Los campesinos dijeron también a los antiguos habitantes de la ciudad que los lobos -y algunas veces los leopardos- se mostraban temerosos del fuego, por lo que todas las noches se encendía una fogata en el exterior de las pocilgas. Mi madre pasó numerosas noches despierta contemplando los meteoritos que atravesaban la bóveda estrellada del firmamento sobre la Guarida de los Lobos mientras oía a lo lejos sus aullidos.

Una tarde, tras lavarse la ropa en un pequeño estanque, abandonó su postura agachada y al enderezarse su mirada se detuvo en los ojos rojizos de un lobo situado a unos veinte metros de distancia de ella, al otro lado de la charca. Sintió que se le erizaban los cabellos, pero recordó que su amigo de la infancia, el Gran Lee, le había dicho que el modo de evitar el ataque de un lobo consistía en caminar hacia atrás lentamente y sin dar muestras de pánico, y nunca volverse y echar a correr. Así, retrocedió lentamente, alejándose del estanque en dirección al campo y sin volver la espalda al lobo, que la seguía. Cuando alcanzó el borde del campo, el lobo se detuvo. Podía verse ya la hoguera, y se oían las voces de sus habitantes. Mi madre dio media vuelta y entró corriendo en la primera puerta que vio.

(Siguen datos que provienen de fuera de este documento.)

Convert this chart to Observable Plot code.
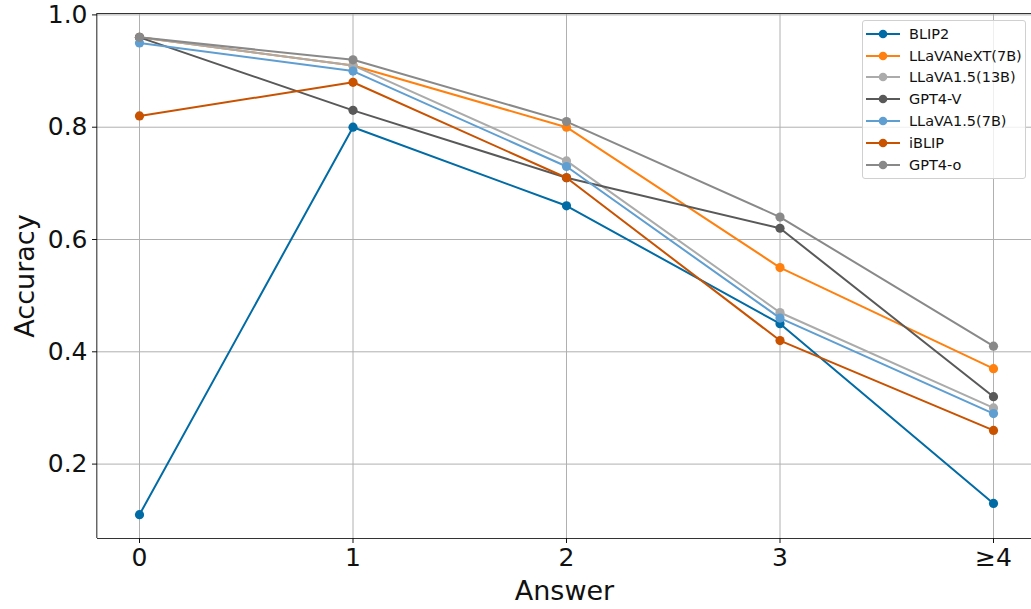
<!DOCTYPE html>
<html>
<head>
<meta charset="utf-8">
<script src="https://cdn.jsdelivr.net/npm/d3@7"></script>
<script src="https://cdn.jsdelivr.net/npm/@observablehq/plot@0.6"></script>
<style>
  html, body { margin: 0; padding: 0; background: #fff; }
  #wrap { position: relative; width: 1031px; height: 609px; font-family: "DejaVu Sans", sans-serif; }
  #legend {
    position: absolute; left: 862px; top: 20px; width: 164px; height: 159px;
    background: rgba(255,255,255,0.8); border: 1px solid #d0d0d0; border-radius: 3px;
    box-sizing: border-box; padding-top: 2px;
  }
  .row { display: flex; align-items: center; height: 21.8px; font-size: 14.5px; color: #111; }
  .row svg { margin-left: 2px; margin-right: 8px; }
</style>
</head>
<body>
<div id="wrap"></div>
<script>
const answers = [0, 1, 2, 3, 4];
const answerLabels = ["0", "1", "2", "3", "≥4"];
const yTicks = [0.2, 0.4, 0.6, 0.8, 1.0];

const seriesNames = ["BLIP2", "LLaVANeXT(7B)", "LLaVA1.5(13B)", "GPT4-V", "LLaVA1.5(7B)", "iBLIP", "GPT4-o"];
const seriesColors = ["#006BA4", "#FF800E", "#ABABAB", "#595959", "#5F9ED1", "#C85200", "#898989"];

const blip2      = [0.11, 0.80, 0.66, 0.45, 0.13];
const llavaNext7 = [0.96, 0.91, 0.80, 0.55, 0.37];
const llava13    = [0.96, 0.91, 0.74, 0.47, 0.30];
const gpt4v      = [0.96, 0.83, 0.71, 0.62, 0.32];
const llava7     = [0.95, 0.90, 0.73, 0.46, 0.29];
const iblip      = [0.82, 0.88, 0.71, 0.42, 0.26];
const gpt4o      = [0.96, 0.92, 0.81, 0.64, 0.41];

const seriesValues = [blip2, llavaNext7, llava13, gpt4v, llava7, iblip, gpt4o];

const xDomain = [-0.2, 4.2];
const yDomain = [0.0675, 1.0025];

const W = 1031, H = 609;
const mL = 97, mT = 13, mB = 71, mR = 0;

const seriesMarks = [];
seriesNames.forEach((name, si) => {
  const rows = answers.map((a, i) => ({answer: a, acc: seriesValues[si][i], series: name}));
  seriesMarks.push(Plot.line(rows, {x: "answer", y: "acc", stroke: seriesColors[si], strokeWidth: 2}));
  seriesMarks.push(Plot.dot(rows, {x: "answer", y: "acc", r: 4.6, fill: seriesColors[si], stroke: "none"}));
});

const chart = Plot.plot({
  width: W, height: H,
  marginLeft: mL, marginTop: mT, marginBottom: mB, marginRight: mR,
  style: {fontFamily: "DejaVu Sans, sans-serif", fontSize: "25px", background: "white", color: "#111", overflow: "visible"},
  x: {domain: xDomain, range: [96.3, 1035.7]},
  y: {domain: yDomain},
  marks: [
    Plot.gridX(answers, {stroke: "#b0b0b0", strokeOpacity: 1, strokeWidth: 1}),
    Plot.gridY(yTicks, {stroke: "#b0b0b0", strokeOpacity: 1, strokeWidth: 1}),
    ...seriesMarks,
    Plot.ruleX([xDomain[0]], {stroke: "#333", strokeWidth: 1.1}),
    Plot.ruleY([yDomain[0], yDomain[1]], {stroke: "#333", strokeWidth: 1.1}),
    Plot.axisX(answers, {tickFormat: d => answerLabels[answers.indexOf(d)], tickSize: 5, tickPadding: 5, fontSize: 25, label: null, stroke: "#111"}),
    Plot.axisY(yTicks, {tickFormat: d3.format(".1f"), tickSize: 5, tickPadding: 5, fontSize: 25, label: null, stroke: "#111"}),
    Plot.text(["Answer"], {frameAnchor: "bottom", lineAnchor: "middle", textAnchor: "middle", dy: 53, fontSize: 27, fill: "#111"}),
    Plot.text(["Accuracy"], {frameAnchor: "left", lineAnchor: "middle", textAnchor: "middle", rotate: -90, dx: -72, fontSize: 27, fill: "#111"})
  ]
});

const wrap = document.getElementById("wrap");
wrap.appendChild(chart);

const legend = document.createElement("div");
legend.id = "legend";
seriesNames.forEach((name, si) => {
  const row = document.createElement("div");
  row.className = "row";
  row.innerHTML = `<svg width="36" height="12"><line x1="1" x2="35" y1="6" y2="6" stroke="${seriesColors[si]}" stroke-width="2"/><circle cx="18" cy="6" r="4.3" fill="${seriesColors[si]}"/></svg><span>${name}</span>`;
  legend.appendChild(row);
});
wrap.appendChild(legend);
</script>
</body>
</html>
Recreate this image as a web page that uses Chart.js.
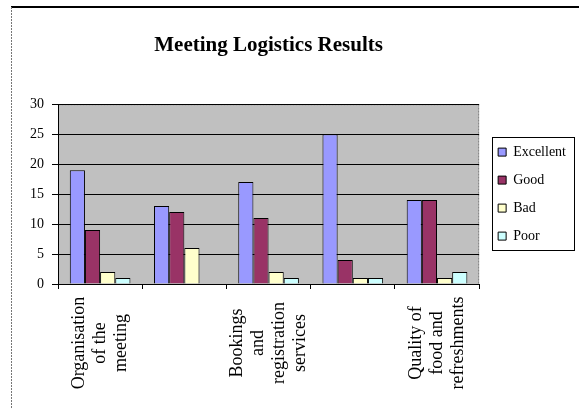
<!DOCTYPE html>
<html>
<head>
<meta charset="utf-8">
<script src="https://cdn.jsdelivr.net/npm/chart.js@4/dist/chart.umd.min.js"></script>
<style>
  html, body { margin: 0; padding: 0; background: #fff; }
  #wrap { width: 579px; height: 409px; }
</style>
</head>
<body>
<div id="wrap"><canvas id="chart" width="579" height="409"></canvas></div>
<script>
// categories (the 2nd and 4th labels are not shown in the original)
const categories = [
  ['Organisation', 'of the', 'meeting'],
  '',
  ['Bookings', 'and', 'registration', 'services'],
  '',
  ['Quality of', 'food and', 'refreshments']
];
const seriesNames = ['Excellent', 'Good', 'Bad', 'Poor'];
const seriesColors = ['#9999FF', '#993366', '#FFFFCC', '#CCFFFF'];
const excellent = [19, 13, 17, 25, 14];
const good = [9, 12, 11, 4, 14];
const bad = [2, 6, 2, 1, 1];
const poor = [1, 0, 1, 1, 2];
const yMax = 30;
const yStep = 5;

const serif = '"Liberation Serif", "DejaVu Serif", serif';

// white page with the thin frame on top and left
const framePlugin = {
  id: 'frame',
  beforeDraw(chart) {
    const c = chart.ctx;
    c.save();
    c.fillStyle = '#fff';
    c.fillRect(0, 0, chart.width, chart.height);
    c.strokeStyle = '#000';
    c.lineWidth = 2;
    c.beginPath();
    c.moveTo(11, 7);
    c.lineTo(chart.width, 7);
    c.stroke();
    c.strokeStyle = '#777';
    c.lineWidth = 1;
    c.setLineDash([2, 1]);
    c.beginPath();
    c.moveTo(11.5, 7);
    c.lineTo(11.5, chart.height);
    c.stroke();
    c.restore();
  }
};

// gray plot area
const plotBg = {
  id: 'plotBg',
  beforeDraw(chart) {
    const a = chart.chartArea;
    const c = chart.ctx;
    c.save();
    c.fillStyle = '#C0C0C0';
    c.fillRect(a.left, a.top, a.right - a.left, a.bottom - a.top);
    c.strokeStyle = '#808080';
    c.lineWidth = 1;
    c.setLineDash([2, 1]);
    c.strokeRect(a.left + 0.5, a.top + 0.5, a.right - a.left - 1, a.bottom - a.top);
    c.restore();
  }
};

// nudge the legend a bit away from the plot
const legendShift = {
  id: 'legendShift',
  afterLayout(chart) {
    chart.legend.left += 5;
    chart.legend.right += 5;
  }
};

// box around the legend
const legendBox = {
  id: 'legendBox',
  afterDraw(chart) {
    const boxes = chart.legend.legendHitBoxes;
    if (!boxes || !boxes.length) return;
    let l = Infinity, t = Infinity, r = -Infinity, b = -Infinity;
    boxes.forEach(h => {
      l = Math.min(l, h.left); t = Math.min(t, h.top);
      r = Math.max(r, h.left + h.width); b = Math.max(b, h.top + h.height);
    });
    const c = chart.ctx;
    c.save();
    c.strokeStyle = '#000';
    c.lineWidth = 1;
    c.strokeRect(Math.round(l - 6) + 0.5, Math.round(t - 8) + 0.5, Math.round(r - l + 14), Math.round(b - t + 15));
    c.restore();
  }
};

// vertical category labels, each line centred like in the original
const xLabels = {
  id: 'xLabels',
  afterDraw(chart) {
    const sx = chart.scales.x;
    const c = chart.ctx;
    const lh = 21;
    c.save();
    c.fillStyle = '#000';
    c.font = '18px ' + serif;
    c.textAlign = 'center';
    c.textBaseline = 'middle';
    categories.forEach((lab, i) => {
      const lines = Array.isArray(lab) ? lab : [lab];
      const cx = sx.getPixelForTick(i);
      const cy = sx.top + 59;
      c.save();
      c.translate(cx, cy);
      c.rotate(-Math.PI / 2);
      lines.forEach((s, k) => {
        c.fillText(s, 0, (k - (lines.length - 1) / 2) * lh);
      });
      c.restore();
    });
    c.restore();
  }
};

const values = [excellent, good, bad, poor];

new Chart(document.getElementById('chart'), {
  type: 'bar',
  data: {
    labels: categories,
    datasets: seriesNames.map((name, i) => ({
      label: name,
      data: values[i],
      backgroundColor: seriesColors[i],
      borderColor: '#000',
      borderWidth: 1,
      borderSkipped: 'start',
      categoryPercentage: 0.72,
      barPercentage: 1
    }))
  },
  options: {
    responsive: false,
    animation: false,
    layout: { padding: { left: 22, right: 8, top: 0, bottom: 120 } },
    plugins: {
      title: {
        display: true,
        text: 'Meeting Logistics Results',
        fullSize: false,
        color: '#000',
        font: { family: serif, size: 21, weight: 'bold' },
        padding: { top: 33, bottom: 46 }
      },
      legend: {
        position: 'right',
        fullSize: false,
        labels: {
          color: '#000',
          font: { family: serif, size: 14 },
          boxWidth: 8,
          boxHeight: 8,
          padding: 14,
          generateLabels(chart) {
            return chart.data.datasets.map((ds, i) => ({
              text: ds.label,
              fillStyle: ds.backgroundColor,
              strokeStyle: '#000',
              lineWidth: 1,
              datasetIndex: i
            }));
          }
        }
      },
      tooltip: { enabled: false }
    },
    scales: {
      x: {
        grid: { offset: true, drawOnChartArea: false, drawTicks: true, tickLength: 5, color: '#000' },
        border: { color: '#000', width: 1 },
        ticks: { display: false, autoSkip: false }
      },
      y: {
        min: 0,
        max: yMax,
        grid: { color: '#000', tickLength: 6, lineWidth: 1 },
        border: { color: '#000', width: 1 },
        ticks: {
          stepSize: yStep,
          color: '#000',
          padding: 8,
          font: { family: serif, size: 14 }
        }
      }
    }
  },
  plugins: [framePlugin, plotBg, legendShift, legendBox, xLabels]
});
</script>
</body>
</html>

El fuego era prácticamente la única luz que alumbraba la profunda oscuridad de las noches de Xichang. No había electricidad. Las velas -cuando las había- eran prohibitivamente caras, y el queroseno escaseaba. De cualquier manera, tampoco había gran cosa que leer. A diferencia de Deyang, donde yo aún gozaba de cierta libertad para leer los libros adquiridos por Jin-ming en el mercado negro, las escuelas de cuadros se hallaban estrechamente controladas. El único material impreso que se autorizaba eran las obras selectas de Mao y el Diario del Pueblo. De cuando en cuando se proyectaba alguna película nueva en unos barracones militares situados a pocos kilómetros, pero invariablemente se trataba de una de las óperas propagandísticas de la señora Mao.